Screenshot of a Spotify for Developers interface showing basic application information including Client ID, app status, app name, description, website, redirect URIs, and APIs used.

Step 2: The script

Save this as spotify_liked_songs_duplicator.py and drop in your own Client ID and Secret:

import spotipy
from spotipy.oauth2 import SpotifyOAuth
from tqdm import tqdm

CLIENT_ID = "YOUR_CLIENT_ID"
CLIENT_SECRET = "YOUR_CLIENT_SECRET"
REDIRECT_URI = "http://127.0.0.1:8888/callback"

SCOPE = (
    "user-library-read "
    "playlist-modify-private "
    "playlist-modify-public"
)

sp = spotipy.Spotify(
    auth_manager=SpotifyOAuth(
        client_id=CLIENT_ID,
        client_secret=CLIENT_SECRET,
        redirect_uri=REDIRECT_URI,
        scope=SCOPE,
        open_browser=True,
        cache_path=".spotify_cache"
    )
)

print("Logged in as:", sp.current_user()["display_name"])

# POST /users/{id}/playlists returns 403 for dev-mode apps; /me/playlists works
playlist = sp._post(
    "me/playlists",
    payload={
        "name": "Liked Songs Backup",
        "public": False,
        "description": "Backup of all my liked songs",
    },
)

playlist_id = playlist["id"]
print("Created playlist:", playlist["external_urls"]["spotify"])

tracks = []
offset = 0

while True:
    results = sp.current_user_saved_tracks(limit=50, offset=offset)

    if not results["items"]:
        break

    tracks.extend(
        item["track"]["uri"]
        for item in results["items"]
        if item["track"] is not None
    )

    offset += 50

print(f"Found {len(tracks)} liked songs")

for i in tqdm(range(0, len(tracks), 100)):
    sp.playlist_add_items(
        playlist_id,
        tracks[i:i+100]
    )

print("Backup completed successfully!")

The flow is simple: authenticate via OAuth, create a private playlist, page through your library 50 tracks at a time (the API maximum), then add them to the playlist in batches of 100 (also the API maximum).

Step 3: Run it

python spotify_liked_songs_duplicator.py

On first run a browser window opens asking you to authorize the app.
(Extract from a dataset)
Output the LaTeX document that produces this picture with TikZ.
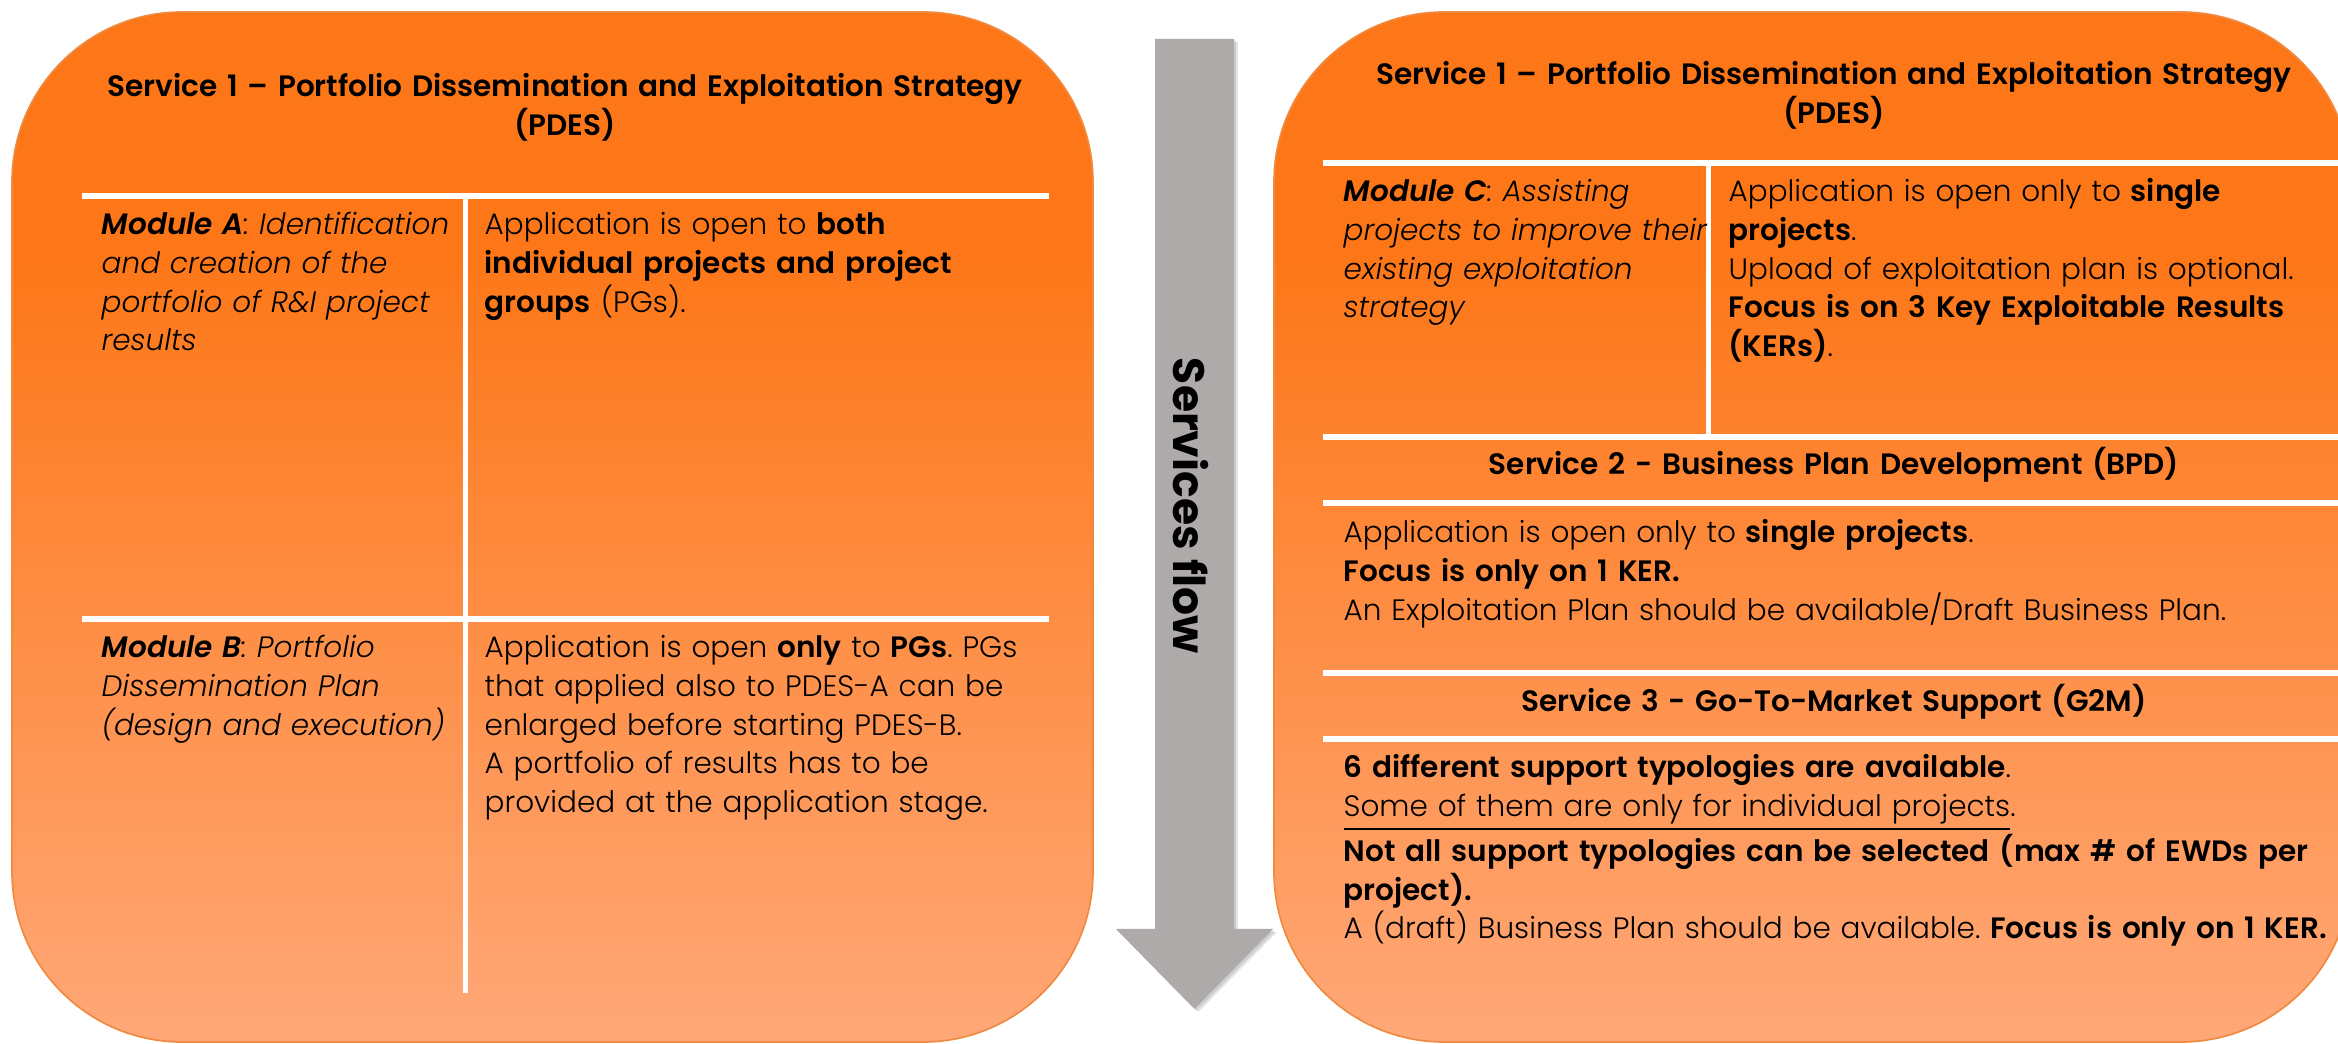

After that, the token is cached in .spotify_cache and subsequent runs are fully non-interactive. Expected output:

Logged in as: imtrinity94
Created playlist: https://open.spotify.com/playlist/...
Found 1129 liked songs
100%|██████████| 12/12 [00:08<00:00]
Backup completed successfully!

Note

Re-running the script creates a new playlist each time — handy for snapshots, but delete the old one first if you just want a single backup or you can put a datetime stamp in your playlist name in the script.

    Also, I know there are several tools out there, even some UI hacks but I prefer this code based approach. That’s all!